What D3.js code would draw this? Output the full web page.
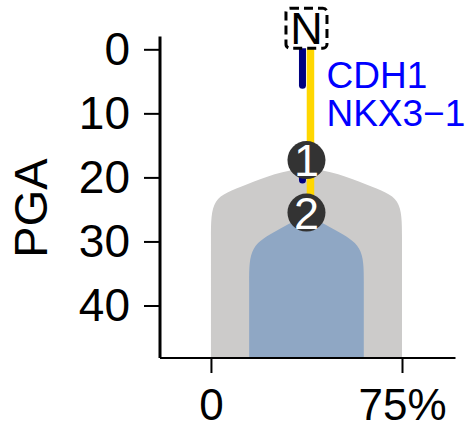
<!DOCTYPE html>
<html><head><meta charset="utf-8">
<script src="https://cdn.jsdelivr.net/npm/d3@7"></script>
<style>body{margin:0;background:#fff;} svg{display:block;font-family:"Liberation Sans",Arial,sans-serif;}</style>
</head><body><svg id="c" width="472" height="432"></svg>
<script>
// ---- data ----
const yTicks = [0, 10, 20, 30, 40];
const xTicks = [0, 75];
const xTickLabels = ["0", "75%"];
// clone outlines (x in %, y in PGA), smoothed with a basis curve
const grayX = [0, 0, 0, 0, 12, 37.5, 63, 75, 75, 75, 75];
const grayY = [48.2, 38, 29, 23.1, 21.5, 17.3, 21.5, 23.1, 29, 38, 48.2];
const blueX = [15, 15, 15, 15, 26, 37.5, 49, 60, 60, 60, 60];
const blueY = [48.2, 44, 36, 30.6, 28.4, 25.4, 28.4, 30.6, 36, 44, 48.2];
// lineage
const lineageX = 37.5;
const yellowSeg = [-0.3, 25.5];
const navySegs = [[-0.3, 5.6], [17.3, 20.4]];
const nodeLabels = ["1", "2"];
const nodePGA = [17.3, 25.5];
const rootLabel = "N";
const rootPGA = -3.3;
const geneLabels = ["CDH1", "NKX3−1"];
const genePGA = 6.0;

// ---- scales ----
const svg = d3.select("#c");
const x = d3.scaleLinear().domain([-20, 96]).range([160, 455.5]);
const y = d3.scaleLinear().domain([-2, 48.2]).range([36.5, 358]);

const line = d3.line().x(d => x(d[0])).y(d => y(d[1])).curve(d3.curveBasis);
svg.append("path").attr("d", line(d3.zip(grayX, grayY)) + "Z").attr("fill", "#cccbca");
svg.append("path").attr("d", line(d3.zip(blueX, blueY)) + "Z").attr("fill", "#8fa7c4");

// axes
const yAxis = svg.append("g").attr("transform", `translate(${x(-20)},0)`)
  .call(d3.axisLeft(y).tickValues(yTicks).tickSize(16).tickPadding(14));
yAxis.select(".domain").attr("stroke-width", 3).attr("d", `M0,${y(-2)}V${y(48.2)}`);
yAxis.selectAll(".tick line").attr("stroke-width", 2);
yAxis.selectAll(".tick text").attr("font-size", 46).attr("font-family", "Liberation Sans, Arial, sans-serif").attr("fill", "#000");

const xAxis = svg.append("g").attr("transform", `translate(0,${y(48.2)})`)
  .call(d3.axisBottom(x).tickValues(xTicks).tickFormat((d, i) => xTickLabels[i]).tickSize(15).tickPadding(16));
xAxis.select(".domain").attr("stroke-width", 2).attr("d", `M${x(-20)},0H${x(96)}`);
xAxis.selectAll(".tick line").attr("stroke-width", 2);
xAxis.selectAll(".tick text").attr("font-size", 44).attr("font-family", "Liberation Sans, Arial, sans-serif").attr("fill", "#000");

svg.append("text").attr("transform", `translate(47,${208}) rotate(-90)`)
  .attr("text-anchor", "middle").attr("font-size", 47).text("PGA");

// lineage lines
const cx = x(lineageX);
svg.append("line").attr("x1", cx + 4).attr("x2", cx + 4)
  .attr("y1", y(yellowSeg[0])).attr("y2", y(yellowSeg[1]))
  .attr("stroke", "#ffd700").attr("stroke-width", 7.5);
navySegs.forEach(s => {
  svg.append("line").attr("x1", cx - 4).attr("x2", cx - 4)
    .attr("y1", y(s[0])).attr("y2", y(s[1]))
    .attr("stroke", "#000080").attr("stroke-width", 7).attr("stroke-linecap", "round");
});
// root box
svg.append("rect").attr("x", cx - 20.5).attr("y", y(rootPGA) - 20).attr("width", 41).attr("height", 40)
  .attr("rx", 4).attr("fill", "#fff").attr("stroke", "#000").attr("stroke-width", 3)
  .attr("stroke-dasharray", "9,5");
svg.append("text").attr("x", cx).attr("y", y(rootPGA) + 16).attr("text-anchor", "middle")
  .attr("font-size", 45).text(rootLabel);

// nodes
nodePGA.forEach((p, i) => {
  svg.append("circle").attr("cx", cx).attr("cy", y(p)).attr("r", 19).attr("fill", "#333");
  svg.append("text").attr("x", cx).attr("y", y(p) + 16).attr("text-anchor", "middle")
    .attr("font-size", 45).attr("fill", "#fff").text(nodeLabels[i]);
});

// gene labels
geneLabels.forEach((g, i) => {
  svg.append("text").attr("x", cx + 20).attr("y", y(genePGA) + 0.5 + i * 38)
    .attr("font-size", 37).attr("fill", "#0000ff").text(g);
});
</script></body></html>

++++++++++++++++++++

What this task involves
Everything from the first line of the listing above through the line that contains "const genePGA = 6.0;" is to be restated word for word, minus the pictures.

Correct response
What D3.js code would draw this? Output the full web page.
<!DOCTYPE html>
<html><head><meta charset="utf-8">
<script src="https://cdn.jsdelivr.net/npm/d3@7"></script>
<style>body{margin:0;background:#fff;} svg{display:block;font-family:"Liberation Sans",Arial,sans-serif;}</style>
</head><body><svg id="c" width="472" height="432"></svg>
<script>
// ---- data ----
const yTicks = [0, 10, 20, 30, 40];
const xTicks = [0, 75];
const xTickLabels = ["0", "75%"];
// clone outlines (x in %, y in PGA), smoothed with a basis curve
const grayX = [0, 0, 0, 0, 12, 37.5, 63, 75, 75, 75, 75];
const grayY = [48.2, 38, 29, 23.1, 21.5, 17.3, 21.5, 23.1, 29, 38, 48.2];
const blueX = [15, 15, 15, 15, 26, 37.5, 49, 60, 60, 60, 60];
const blueY = [48.2, 44, 36, 30.6, 28.4, 25.4, 28.4, 30.6, 36, 44, 48.2];
// lineage
const lineageX = 37.5;
const yellowSeg = [-0.3, 25.5];
const navySegs = [[-0.3, 5.6], [17.3, 20.4]];
const nodeLabels = ["1", "2"];
const nodePGA = [17.3, 25.5];
const rootLabel = "N";
const rootPGA = -3.3;
const geneLabels = ["CDH1", "NKX3−1"];
const genePGA = 6.0;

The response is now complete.